### SUPPLIED INFORMATION
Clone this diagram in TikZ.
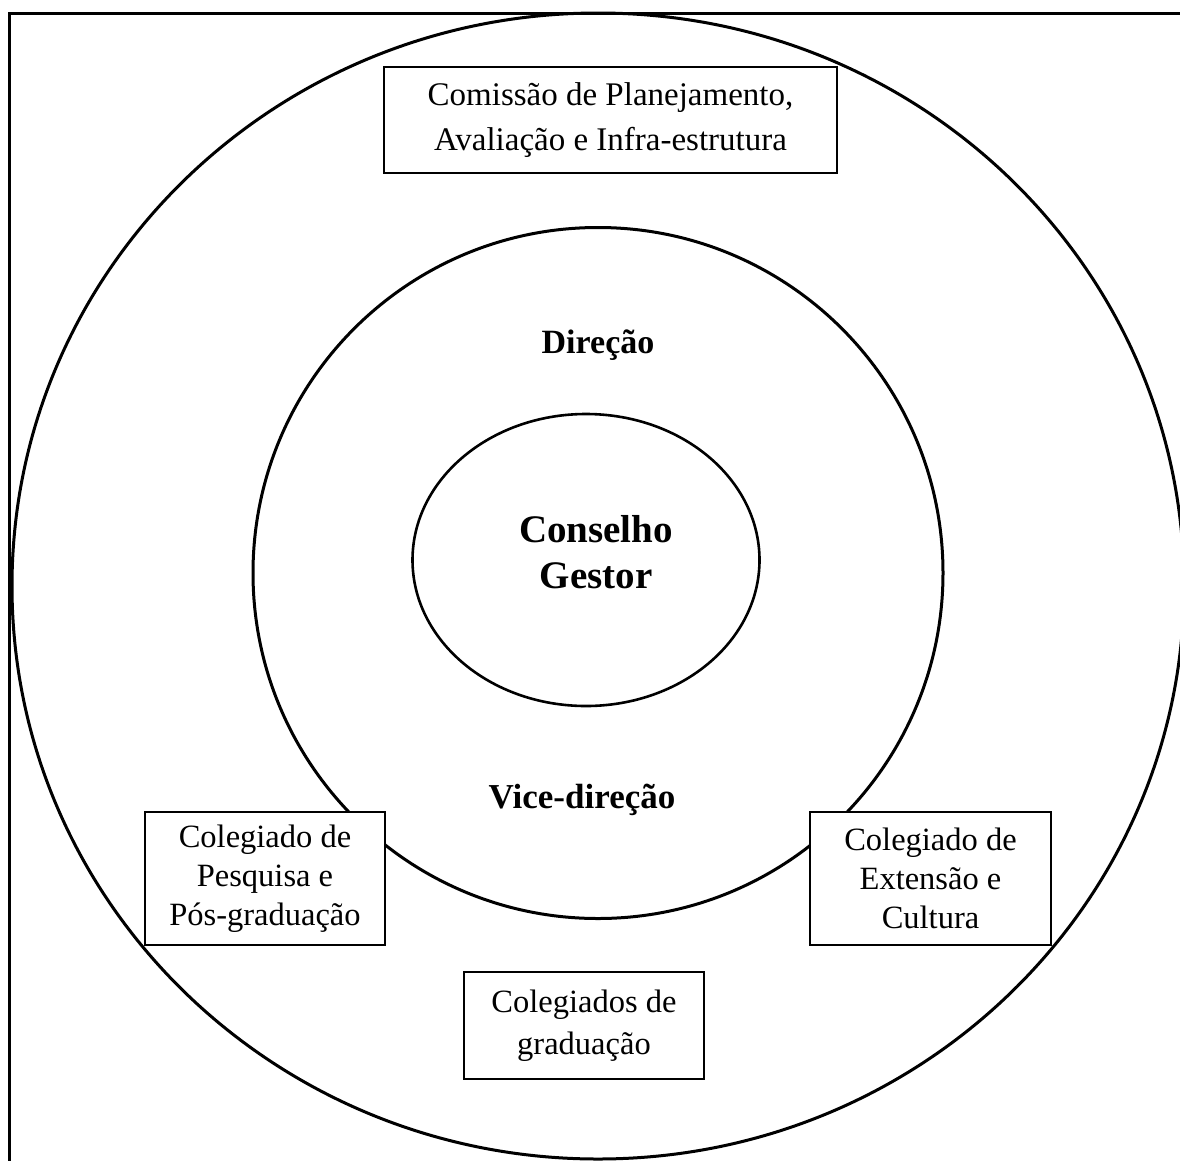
\documentclass[tikz,border=0pt]{standalone}
\usepackage{fontspec}
\setmainfont{Liberation Serif}
\usetikzlibrary{shapes.geometric}
\newcommand{\myFont}[2]{\fontsize{#1}{#2}\selectfont}

\tikzset{
  orgRing/.style={draw, ellipse, line width=3pt, inner sep=0pt},
  orgBox/.style={draw, fill=white, line width=1.8pt, align=center, inner sep=0pt},
  tierLabel/.style={font=\bfseries\myFont{34}{40}},
}

\begin{document}
\begin{tikzpicture}[x=1pt,y=-1pt]
			\useasboundingbox (0,0) rectangle (1180,1160);
			\clip (0,0) rectangle (1180,1160);
			% frame
			\draw[line width=3pt] (9.5,1200) -- (9.5,13) -- (1200,13);
			% rings
			\node[orgRing, minimum width=1172pt, minimum height=1146pt] (outer) at (598,586) {};
			\node[orgRing, minimum width=690pt, minimum height=691pt] (middle) at (598,573) {};
			\node[orgRing, line width=2.6pt, minimum width=347pt, minimum height=292pt] (inner) at (586,560) {};
			% labels of the rings
			\node[tierLabel, anchor=base] (direcao) at (598,353) {Direção};
			\node[tierLabel, font=\bfseries\myFont{39}{46}, align=center] (conselho) at (596,552) {Conselho\\Gestor};
			\node[tierLabel, font=\bfseries\myFont{35}{40}, anchor=base] (vice) at (582,808) {Vice-direção};
			% boxes
			\node[orgBox, font=\myFont{33}{45}, minimum width=453pt, minimum height=106pt] (comissao) at (610.5,120)
			  {Comissão de Planejamento,\\Avaliação e Infra-estrutura};
			\node[orgBox, font=\myFont{32.5}{39}, minimum width=240pt, minimum height=133pt] (pesquisa) at (265,878.5)
			  {Colegiado de\\Pesquisa e\\Pós-graduação};
			\node[orgBox, font=\myFont{32.5}{39}, minimum width=241pt, minimum height=133pt] (extensao) at (930.5,878.5)
			  {Colegiado de\\Extensão e\\Cultura};
			\node[orgBox, font=\myFont{32.5}{42}, minimum width=240pt, minimum height=107pt] (graduacao) at (584,1025.5)
			  {Colegiados de\\graduação};
\end{tikzpicture}
\end{document}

### EXERCISE REQUIREMENTS
Reproduce the whole listing exactly, but not the images in it.

### EXERCISE SOLUTION
Clone this diagram in TikZ.
\documentclass[tikz,border=0pt]{standalone}
\usepackage{fontspec}
\setmainfont{Liberation Serif}
\usetikzlibrary{shapes.geometric}
\newcommand{\myFont}[2]{\fontsize{#1}{#2}\selectfont}

\tikzset{
  orgRing/.style={draw, ellipse, line width=3pt, inner sep=0pt},
  orgBox/.style={draw, fill=white, line width=1.8pt, align=center, inner sep=0pt},
  tierLabel/.style={font=\bfseries\myFont{34}{40}},
}

\begin{document}
\begin{tikzpicture}[x=1pt,y=-1pt]
			\useasboundingbox (0,0) rectangle (1180,1160);
			\clip (0,0) rectangle (1180,1160);
			% frame
			\draw[line width=3pt] (9.5,1200) -- (9.5,13) -- (1200,13);
			% rings
			\node[orgRing, minimum width=1172pt, minimum height=1146pt] (outer) at (598,586) {};
			\node[orgRing, minimum width=690pt, minimum height=691pt] (middle) at (598,573) {};
			\node[orgRing, line width=2.6pt, minimum width=347pt, minimum height=292pt] (inner) at (586,560) {};
			% labels of the rings
			\node[tierLabel, anchor=base] (direcao) at (598,353) {Direção};
			\node[tierLabel, font=\bfseries\myFont{39}{46}, align=center] (conselho) at (596,552) {Conselho\\Gestor};
			\node[tierLabel, font=\bfseries\myFont{35}{40}, anchor=base] (vice) at (582,808) {Vice-direção};
			% boxes
			\node[orgBox, font=\myFont{33}{45}, minimum width=453pt, minimum height=106pt] (comissao) at (610.5,120)
			  {Comissão de Planejamento,\\Avaliação e Infra-estrutura};
			\node[orgBox, font=\myFont{32.5}{39}, minimum width=240pt, minimum height=133pt] (pesquisa) at (265,878.5)
			  {Colegiado de\\Pesquisa e\\Pós-graduação};
			\node[orgBox, font=\myFont{32.5}{39}, minimum width=241pt, minimum height=133pt] (extensao) at (930.5,878.5)
			  {Colegiado de\\Extensão e\\Cultura};
			\node[orgBox, font=\myFont{32.5}{42}, minimum width=240pt, minimum height=107pt] (graduacao) at (584,1025.5)
			  {Colegiados de\\graduação};
\end{tikzpicture}
\end{document}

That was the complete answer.